While putting this essay together a couple of big questions came up: How do I experience films? How do they make me feel? Should it be effortless, or is cinematic art something that takes an investigating and pensive eye? What is my eye focusing on when I watch a film?

I realized that I actually very rarely think of how a film makes me feel. I analyze it, often from the perspective of a cinematographer as well as to which extent I feel I can, A, believe the story, or B, find it interesting. Last week I was lucky enough to be able to attend a 35mm screening of Lars Von Trier’s Breaking the Waves. It made me realize that there is a type of cinema that knocks you of your feet and leaves no chance for analytical thinking or critical distancing. Just like after watching Dancer in the Dark I felt like crawling out of a car crash after Breaking The Waves. I couldn’t move, couldn’t talk, and felt emotionally paralyzed by it. The world stopped spinning for a while afterwards.
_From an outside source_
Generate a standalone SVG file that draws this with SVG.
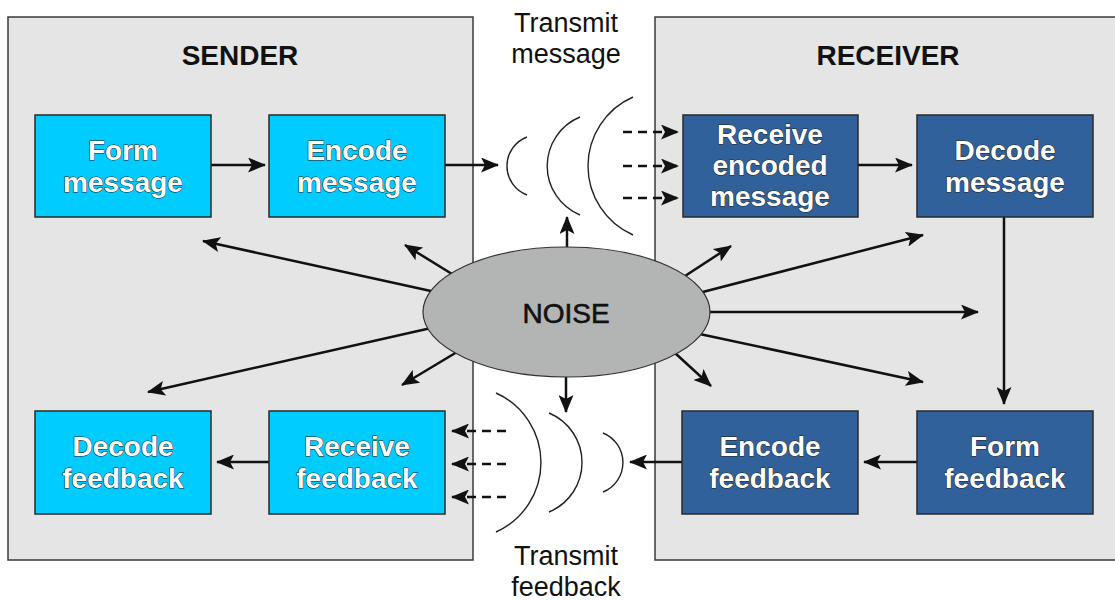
<svg xmlns="http://www.w3.org/2000/svg" width="1115" height="601" viewBox="0 0 1115 601">
<style>
.panel{fill:#e5e5e5;stroke:#3a3a3a;stroke-width:1.5}
.light{fill:#00ccff;stroke:#2a2a2a;stroke-width:1.5}
.dark{fill:#31619b;stroke:#2a2a2a;stroke-width:1.5}
.lbl{font-family:"Liberation Sans",Arial,sans-serif;font-weight:bold;font-size:28px;fill:#ffffff;stroke:#222;stroke-width:1;paint-order:stroke;text-anchor:middle}
.title{font-family:"Liberation Sans",Arial,sans-serif;font-weight:bold;font-size:28px;fill:#111;text-anchor:middle}
.plain{font-family:"Liberation Sans",Arial,sans-serif;font-size:27px;fill:#111;text-anchor:middle}
.noise{font-family:"Liberation Sans",Arial,sans-serif;font-size:28px;fill:#111;stroke:#111;stroke-width:0.6;text-anchor:middle}
.ln{stroke:#111;stroke-width:2.5;fill:none;marker-end:url(#ah)}
.dash{stroke:#111;stroke-width:2.5;fill:none;stroke-dasharray:9 6;marker-end:url(#ah)}
.wave{stroke:#222;stroke-width:1.4;fill:none}
</style>
<defs>
<marker id="ah" markerUnits="userSpaceOnUse" viewBox="0 0 18 15" refX="17" refY="7.5" markerWidth="18" markerHeight="15" orient="auto">
<path d="M0,0 L18,7.5 L0,15 L4,7.5 z" fill="#111"/>
</marker>
</defs>
<rect width="1115" height="601" fill="#ffffff"/>
<g id="sender">
<rect class="panel" x="8" y="17" width="465" height="543"/>
<text class="title" x="240" y="65">SENDER</text>
</g>
<g id="receiver">
<rect class="panel" x="655" y="17" width="470" height="543"/>
<text class="title" x="888" y="65">RECEIVER</text>
</g>
<g id="transmit-message"><text class="plain" x="566" y="32">Transmit</text><text class="plain" x="566" y="63">message</text></g>
<g id="transmit-feedback"><text class="plain" x="566" y="565">Transmit</text><text class="plain" x="566" y="596">feedback</text></g>
<g id="waves">
<path class="wave" d="M527,137 A31,31 0 0 0 527,195"/>
<path class="wave" d="M580,117 A53,53 0 0 0 580,215"/>
<path class="wave" d="M633,97 A75.4,75.4 0 0 0 633,235"/>
<path class="wave" d="M603,433 A31.8,31.8 0 0 1 603,492"/>
<path class="wave" d="M549,413 A53.6,53.6 0 0 1 549,512"/>
<path class="wave" d="M496,393 A76.2,76.2 0 0 1 496,532"/>
</g>
<g id="connectors">
<line class="ln" x1="211" y1="165" x2="265" y2="165"/>
<line class="ln" x1="445" y1="165" x2="498" y2="165"/>
<line class="dash" x1="623" y1="132" x2="678" y2="132"/>
<line class="dash" x1="623" y1="166" x2="678" y2="166"/>
<line class="dash" x1="623" y1="198" x2="678" y2="198"/>
<line class="ln" x1="858" y1="165" x2="912" y2="165"/>
<line class="ln" x1="1004" y1="217" x2="1004" y2="404"/>
<line class="ln" x1="917" y1="462" x2="864" y2="462"/>
<line class="ln" x1="682" y1="462" x2="630" y2="462"/>
<line class="dash" x1="506" y1="431" x2="452" y2="431"/>
<line class="dash" x1="506" y1="464" x2="452" y2="464"/>
<line class="dash" x1="506" y1="497" x2="452" y2="497"/>
<line class="ln" x1="269" y1="462" x2="217" y2="462"/>
<line class="ln" x1="567" y1="260" x2="567" y2="217"/>
<line class="ln" x1="566" y1="365" x2="566" y2="412"/>
<line class="ln" x1="452" y1="274" x2="405" y2="245"/>
<line class="ln" x1="440" y1="293" x2="203" y2="241"/>
<line class="ln" x1="440" y1="326" x2="148" y2="392"/>
<line class="ln" x1="457" y1="352" x2="402" y2="385"/>
<line class="ln" x1="685" y1="276" x2="731" y2="246"/>
<line class="ln" x1="695" y1="294" x2="923" y2="235"/>
<line class="ln" x1="700" y1="312" x2="978" y2="312"/>
<line class="ln" x1="695" y1="333" x2="923" y2="382"/>
<line class="ln" x1="675" y1="353" x2="711" y2="386"/>
</g>
<g id="noise">
<ellipse cx="566.5" cy="312" rx="143.5" ry="65" fill="#b3b5b5" stroke="#333" stroke-width="1.2"/>
<text class="noise" x="566" y="323">NOISE</text>
</g>
<g id="form-message"><rect class="light" x="35" y="115" width="176" height="102"/><text class="lbl" x="123" y="160">Form</text><text class="lbl" x="123" y="192">message</text></g>
<g id="encode-message"><rect class="light" x="269" y="115" width="176" height="102"/><text class="lbl" x="357" y="160">Encode</text><text class="lbl" x="357" y="192">message</text></g>
<g id="receive-encoded-message"><rect class="dark" x="683" y="115" width="175" height="102"/><text class="lbl" x="770" y="144">Receive</text><text class="lbl" x="770" y="175">encoded</text><text class="lbl" x="770" y="206">message</text></g>
<g id="decode-message"><rect class="dark" x="917" y="115" width="176" height="102"/><text class="lbl" x="1005" y="160">Decode</text><text class="lbl" x="1005" y="192">message</text></g>
<g id="decode-feedback"><rect class="light" x="35" y="411" width="176" height="103"/><text class="lbl" x="123" y="456">Decode</text><text class="lbl" x="123" y="488">feedback</text></g>
<g id="receive-feedback"><rect class="light" x="269" y="411" width="176" height="103"/><text class="lbl" x="357" y="456">Receive</text><text class="lbl" x="357" y="488">feedback</text></g>
<g id="encode-feedback"><rect class="dark" x="682" y="411" width="176" height="103"/><text class="lbl" x="770" y="456">Encode</text><text class="lbl" x="770" y="488">feedback</text></g>
<g id="form-feedback"><rect class="dark" x="917" y="411" width="176" height="103"/><text class="lbl" x="1005" y="456">Form</text><text class="lbl" x="1005" y="488">feedback</text></g>
</svg>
It re-opened my train of thought on transcendental cinema. In the final scene when Jan runs on deck of the boat from which he has just departed with his deceased wife, and clocks are sounding over an open sea I felt I did not only get a glimpse of the transcendental, it might even have shifted my entire view on religion, god and love. It is so powerful and so effortless to watch, it made me feel that if there is anything like transcendental style in cinema, it probably wouldn’t require such intense abstract thinking as Schrader and Bresson were requiring. Yet Inherent Vice is a film that gets better with every viewing (like all P.T.A. films) so I can’t say all cinema should be effortless and raw like Von Trier’s heroin trilogy. I do feel that both this essay as well as my experience with Breaking the Waves has thought me to be more aware of the nuanced emotional discourse a film as an artistic piece can have. I think asking yourself the question of how a scene or a character or a plot point makes you feel is a very powerful tool in learning film language.